Glockner and Betsch might not appreciate limiting their model to “intuitive decision making.” The reference to “risk aversion” is clearly knocking Glockner and Pachur’s paper (“Cognitive models of risky choice: Parameter stability and predictive accuracy of prospect theory” see post Cumulative Prospect Theory-Changing Parameters) where they created two parameters to reflect risk aversion: one reflecting sensitivity to probability differences and the other attractiveness of gambling. I would assert that these parameters could have explanatory value. (I note that Marewski does not list that paper in the references so it is only my guess that it was the source of the commentary.)
Marewski and Glockner do not seem that far apart, but they seem to be looking at things from the opposite directions. Marewski wants to start with all the little rules and put them together to make the model. Glockner having seen the little rules is not so sure that they are rules, but they might actually be more or less artifacts, tries to use big rules to see if they can fit. They need each other. Einstein did not come up with the Theory of Special Relativity by putting together the pieces, but he needed the pieces. Marewski also more or less calls Parallel Constraint Satisfaction-decision making a tautology. I found a comment on “The Brains” Blog written by Sergio Graziosi on January 8, 2016, concerning Andy Clark’s December 17, 2015, post.
However, serious people won’t fling tautological mud against evolutionary theory (ET). Why not? Because ET starts from natural selection and builds a theory on top of it, the end result is mechanistic theory of extraordinary explanatory powers.

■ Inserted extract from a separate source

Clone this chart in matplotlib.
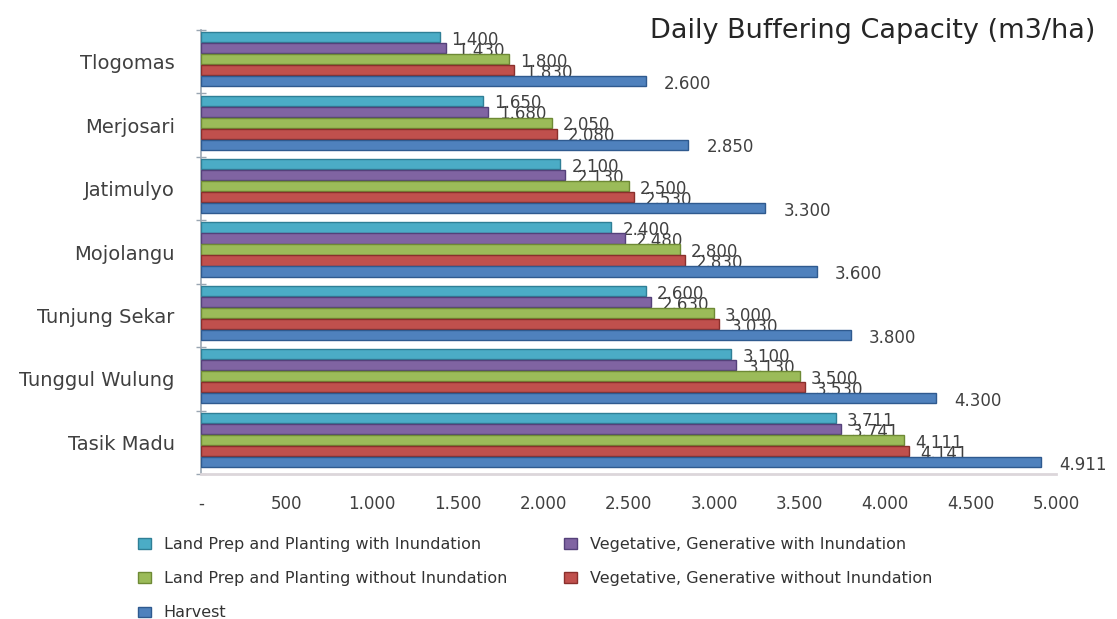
import numpy as np
import matplotlib.pyplot as plt
from matplotlib.ticker import FixedLocator

# categories, top to bottom as in the picture
villages = ['Tlogomas', 'Merjosari', 'Jatimulyo', 'Mojolangu',
            'Tunjung Sekar', 'Tunggul Wulung', 'Tasik Madu']

prep_inund = [1400, 1650, 2100, 2400, 2600, 3100, 3711]
veg_inund = [1430, 1680, 2130, 2480, 2630, 3130, 3741]
prep_dry = [1800, 2050, 2500, 2800, 3000, 3500, 4111]
veg_dry = [1830, 2080, 2530, 2830, 3030, 3530, 4141]
harvest = [2600, 2850, 3300, 3600, 3800, 4300, 4911]

series_names = ['Land Prep and Planting with Inundation',
                'Vegetative, Generative with Inundation',
                'Land Prep and Planting without Inundation',
                'Vegetative, Generative without Inundation',
                'Harvest']

xticks = [0, 500, 1000, 1500, 2000, 2500, 3000, 3500, 4000, 4500, 5000]
xticklabels = ['-', '500', '1.000', '1.500', '2.000', '2.500', '3.000',
               '3.500', '4.000', '4.500', '5.000']

colors = ['#4bacc6', '#8064a2', '#9bbb59', '#c0504d', '#4f81bd']
edges = ['#2f7f96', '#55417a', '#6e8a35', '#8a2f2c', '#2f5a8f']


def fmt(v):
    return f'{v:,}'.replace(',', '.')


fig = plt.figure(figsize=(11.17, 6.19), dpi=100)
ax = fig.add_axes([0.180, 0.2342, 0.7654, 0.7173])

y = np.arange(len(villages))
bh = 0.16
step = 0.1735
all_series = [prep_inund, veg_inund, prep_dry, veg_dry, harvest]

for i, vals in enumerate(all_series):
    pos = y + (i - 2) * step - 0.04
    ax.barh(pos, vals, height=bh, color=colors[i], edgecolor=edges[i],
            linewidth=1.0, label=series_names[i], zorder=3)
    for p, v in zip(pos, vals):
        dx = 13 if i == 4 else 8
        ax.annotate(fmt(v), (v, p), xytext=(dx, -2), textcoords='offset points',
                    ha='left', va='center', fontsize=12, color='#404040')

ax.set_xlim(0, 5000)
ax.set_ylim(len(villages) - 0.5, -0.5)
ax.set_xticks(xticks)
ax.set_xticklabels(xticklabels, fontsize=12, color='#404040')
ax.tick_params(axis='x', length=0, pad=15)

ax.set_yticks(y)
ax.set_yticklabels(villages, fontsize=14, color='#404040')
ax.tick_params(axis='y', which='major', length=0, pad=19)
ax.yaxis.set_minor_locator(FixedLocator(np.arange(-0.5, len(villages), 1.0)))
ax.tick_params(axis='y', which='minor', direction='inout', length=7,
               color='#9aa6b2', width=1)

for s in ['top', 'right']:
    ax.spines[s].set_visible(False)
ax.spines['left'].set_color('#9aa6b2')
ax.spines['left'].set_linewidth(1.2)
ax.spines['bottom'].set_color('#dcd6da')
ax.spines['bottom'].set_linewidth(2)

fig.text(0.781, 0.950, 'Daily Buffering Capacity (m3/ha)', ha='center', va='center',
         fontsize=19.5, color='#262626')

handles, labels = ax.get_legend_handles_labels()
order = [0, 2, 4, 1, 3]
leg = fig.legend([handles[k] for k in order], [labels[k] for k in order],
                 loc='upper left', bbox_to_anchor=(0.1235, 0.1325), ncol=2,
                 frameon=False, fontsize=11.5, handlelength=0.8, handleheight=0.62,
                 handletextpad=0.8, labelspacing=1.2, columnspacing=3.6,
                 borderaxespad=0, borderpad=0)
for t in leg.get_texts():
    t.set_color('#333333')

fig.savefig('out.png', dpi=100)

In this context, the tautological core provides a solid, unassailable foundation: as Andy points out, the debate rightly focuses at the level of the mechanistic explanations produced, the tautological core is not and should not be questioned.
I believe that the comment is spot on both with respect to the Parallel Constraint Satisfaction Model and Andy Clark’s Predictive Processing. Andy Clark is a philosopher and is not in the same circle of researchers as Betsch, Glockner, Marewski, etc. but he seems to weigh in on the side of the single strategy framework and also suggests how parameter weights are set. In the blog “The Brains” on December 14, 15, 16, and 17, 2015, Clark states:
Is the human brain just a rag-bag of different tricks and stratagems, slowly accumulated over evolutionary time? For many years, I thought the answer to this question was most probably ‘yes’. Sure, brains were fantastic organs for adaptive success. But the idea that there might be just a few core principles whose operation lay at the heart of much neural processing was not one that had made it on to my personal hit-list.

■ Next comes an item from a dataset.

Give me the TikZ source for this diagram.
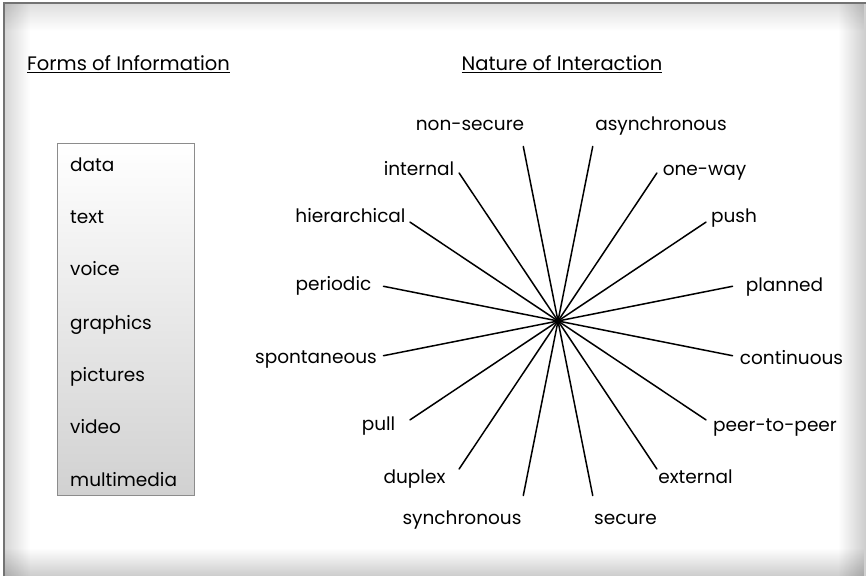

Clark looks at the determination of weights through one of his great examples:
To get the flavor, consider the familiar (but actually rather surprising) ability of most humans to, on demand, see faces in the clouds. To replicate this, a multi-level prediction machine reduces the weighting on a select subset of ‘bottom-up’ sensory prediction errors. This is equivalent to increasing the weighting on your own top-down predictions (here, predictions of seeing face-like forms). By thus varying the balance between top-down prediction and the incoming sensory signal, you are enabled to ‘see’ face-forms despite the lack of precise face-information in the input stream.
This is variable weighting of the prediction error signal. Thus, according to Clark, altering the distribution of precision weightings amounts to altering the “simplest circuit diagram” for current processing. This suggests a new angle upon the outfielder’s problem. Already-active neural predictions and simple, rapidly-processed perceptual cues must work together to determine a pattern of precision weightings for different prediction-error signals. This creates a pattern of effective connectivity (a temporary distributed circuit) and, within that circuit, it sets the balance between top down and bottom-up modes of influence. In the case at hand, however, efficiency demands selecting a circuit in which visual sensing is used to cancel the optical acceleration of the fly ball. This means giving high weighting to the prediction errors associated with cancelling the vertical acceleration of the ball’s optical projection, and not caring very much about anything else. Apt precision weightings here function to select what to predict at any given moment.
Clark states that this mechanism (the so-called ‘precision-weighting’ of prediction error) provides a flexible means to vary the balance between top-down prediction and incoming sensory evidence, at every level of processing. Implemented by multiple means in the brain (such as slow dopaminergic modulation, and faster time-locked synchronies between neuronal populations), flexible precision-weighting makes these architectures fluid and content responsive (See posts Embodied(Grounded) Prediction(Cognition) and the Mixed Instrumental Controller).